○ 原文 ○
名を聞くより、やがて面影はおしはからるる心地するを、見るときはまた、かねて思ひつるままの顔したる人こそなけれ。昔物語を聞きても、このごろの人の家の、そこほどにてぞありけんとおぼえ、人も、今見る人の中に思ひよそへらるるは、たれもかくおぼゆるにや。
また、いかなる折ぞ、ただいま人の言ふことも、目に見ゆるものも、わが心のうちも、かかることのいつぞやありしはとおぼえて、いつとは思ひ出でねども、まさしくありし心地のするは、我ばかりかく思ふにや。(第七十一段)
● 現代語訳 ●
人の名前を聞くやいなや、すぐに顔つきが(自然と)想像される気持ちがするのに、(実際に)会ってみる時はまた、前に想像していたとおりの顔をしている人はいないものだ。
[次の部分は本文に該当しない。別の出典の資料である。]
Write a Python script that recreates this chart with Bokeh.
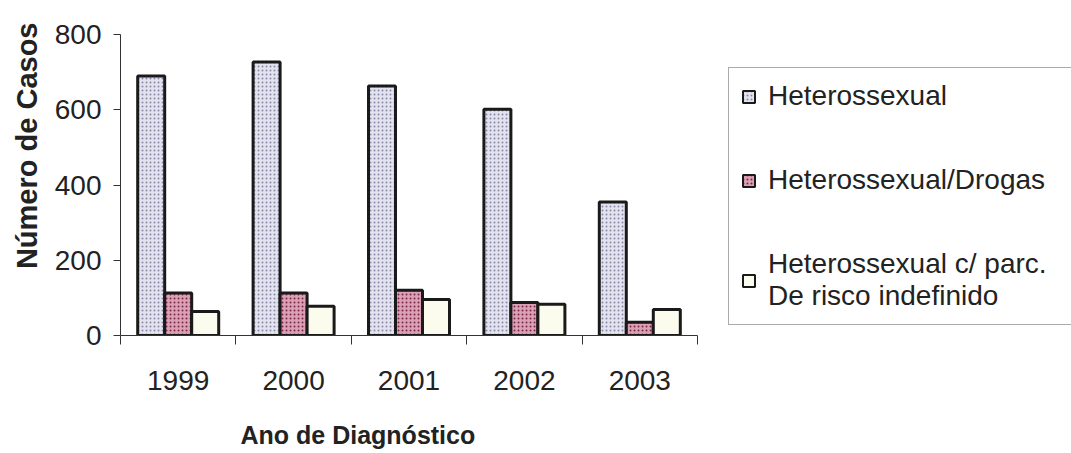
from bokeh.plotting import figure
from bokeh.layouts import row
from bokeh.models import (Range1d, FixedTicker, LinearAxis, Title, Legend, LegendItem,
                          ColumnDataSource)
from bokeh.embed import file_html
from bokeh.resources import INLINE

# Casos por ano de diagnóstico e categoria de exposição
anos = ["1999", "2000", "2001", "2002", "2003"]
heterossexual = [690, 727, 663, 601, 355]
hetero_drogas = [113, 113, 120, 88, 35]
hetero_indefinido = [64, 78, 96, 83, 69]

series_nomes = ["Heterossexual", "Heterossexual/Drogas",
                "Heterossexual c/ parc.\nDe risco indefinido"]
y_ticks = [0, 200, 400, 600, 800]

FONT = "Liberation Sans"
H = 453
CHART_W, LEGEND_W = 710, 361
FRAME_L, FRAME_R, FRAME_T, FRAME_B = 120, 697, 34, 335

p = figure(width=CHART_W, height=H, output_backend="svg", toolbar_location=None,
           x_range=Range1d(0, len(anos)), y_range=Range1d(0, 800),
           min_border_left=FRAME_L, min_border_right=CHART_W - FRAME_R,
           min_border_top=FRAME_T, min_border_bottom=H - FRAME_B)
p.outline_line_color = None
p.xgrid.visible = False
p.ygrid.visible = False
p.background_fill_color = "white"
p.border_fill_color = "white"

bar_w = 0.234
centers = [i + 0.5 for i in range(len(anos))]

styles = [
    dict(fill_color="#e2e3ee", hatch_pattern="dot", hatch_color="#8a8aa8",
         hatch_scale=4, hatch_weight=1),
    dict(fill_color="#dca0b4", hatch_pattern="dot", hatch_color="#7a2848",
         hatch_scale=4, hatch_weight=1.2),
    dict(fill_color="#fcfcee"),
]
valores = [heterossexual, hetero_drogas, hetero_indefinido]
offsets = [-bar_w, 0.0, bar_w]

for vals, off, st in zip(valores, offsets, styles):
    src = ColumnDataSource(dict(x=[c + off for c in centers], top=vals))
    p.vbar(x="x", top="top", bottom=0, width=bar_w, source=src,
           line_color="#1a1a1a", line_width=3, **st)

# eixo Y
p.yaxis.ticker = FixedTicker(ticks=y_ticks)
p.yaxis.major_tick_out = 7
p.yaxis.major_tick_in = 0
p.yaxis.minor_tick_line_color = None
p.yaxis.axis_line_color = "#333333"
p.yaxis.major_tick_line_color = "#333333"
p.yaxis.major_label_text_font = FONT
p.yaxis.major_label_text_font_size = "28px"
p.yaxis.major_label_text_color = "#222222"
p.yaxis.major_label_standoff = 12

# eixo X: rótulos no centro de cada ano, marcas nas divisões
p.xaxis.ticker = FixedTicker(ticks=centers, minor_ticks=list(range(len(anos) + 1)))
p.xaxis.major_label_overrides = {c: a for c, a in zip(centers, anos)}
p.xaxis.major_tick_line_color = None
p.xaxis.minor_tick_out = 9
p.xaxis.minor_tick_in = 0
p.xaxis.minor_tick_line_color = "#333333"
p.xaxis.axis_line_color = "#333333"
p.xaxis.major_label_text_font = FONT
p.xaxis.major_label_text_font_size = "28px"
p.xaxis.major_label_text_color = "#222222"
p.xaxis.major_label_standoff = 26


def espacador(tamanho, pos):
    """Eixo em branco, sem linha nem rótulo, que só reserva espaço no painel."""
    return LinearAxis(ticker=FixedTicker(ticks=[pos]), major_label_overrides={pos: ""},
                      axis_line_color=None, major_tick_line_color="white",
                      minor_tick_line_color=None, major_tick_out=tamanho,
                      major_tick_in=0, minor_tick_out=0, major_label_standoff=0,
                      major_label_text_font_size="1px")


p.add_layout(espacador(8, 400), "left")
p.add_layout(espacador(26, 2.5), "below")

# títulos dos eixos
p.add_layout(Title(text="Número de Casos", align="right", offset=-12, standoff=2,
                   text_font=FONT, text_font_style="bold", text_font_size="29px",
                   text_color="#222222"), "left")
p.add_layout(Title(text="Ano de Diagnóstico", align="left", offset=120, standoff=0,
                   text_font=FONT, text_font_style="bold", text_font_size="25px",
                   text_color="#222222"), "below")

# legenda em painel próprio, à direita do gráfico
leg = figure(width=LEGEND_W, height=H, output_backend="svg", toolbar_location=None,
             x_range=Range1d(0, 1), y_range=Range1d(0, 1),
             x_axis_location=None, y_axis_location=None,
             min_border=0, min_border_left=0, min_border_right=0,
             min_border_top=0, min_border_bottom=0)
leg.outline_line_color = None
leg.xgrid.visible = False
leg.ygrid.visible = False
leg.border_fill_color = "white"

# amostras da legenda: barras de altura nula, escondidas sob o quadro da legenda
amostras = []
for st in styles:
    nula = ColumnDataSource(dict(x=[0.5], top=[0.5]))
    amostras.append(leg.vbar(x="x", top="top", bottom=0.5, width=0.0, source=nula,
                             line_color="#1a1a1a", line_width=2, **st))

legend = Legend(
    items=[LegendItem(label=n, renderers=[r]) for n, r in zip(series_nomes, amostras)],
    location=(18, 10), orientation="vertical",
    label_text_font=FONT, label_text_font_size="28px", label_text_color="#222222",
    glyph_width=15, glyph_height=15, label_standoff=12, label_width=330,
    padding=12, spacing=52, margin=0,
    border_line_color="#555555", border_line_width=1,
    background_fill_color="white", background_fill_alpha=1.0,
)
leg.add_layout(legend, "center")

layout = row(p, leg, spacing=0)
open("out.html", "w").write(file_html(layout, INLINE))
昔の物語を聞いても、(物語の中に出てくる場所が)現在の(あの)人の家の、そこらあたりにあったのではないかと思われ、(その物語に登場する)人物についても、今見ている人の中に自然と思い比べてしまうのは、だれもこのように感じるのであろうか。
また、何かの折に、今人が言っていることも、目に見えているものも、自分の心の中(に思っていること)も、こういうことがいつだったかあったなあと思われて、(それが)いつのこととは思い出せないけれども、確かにあった気持ちがするのは、自分だけがこのように感じるのであろうか。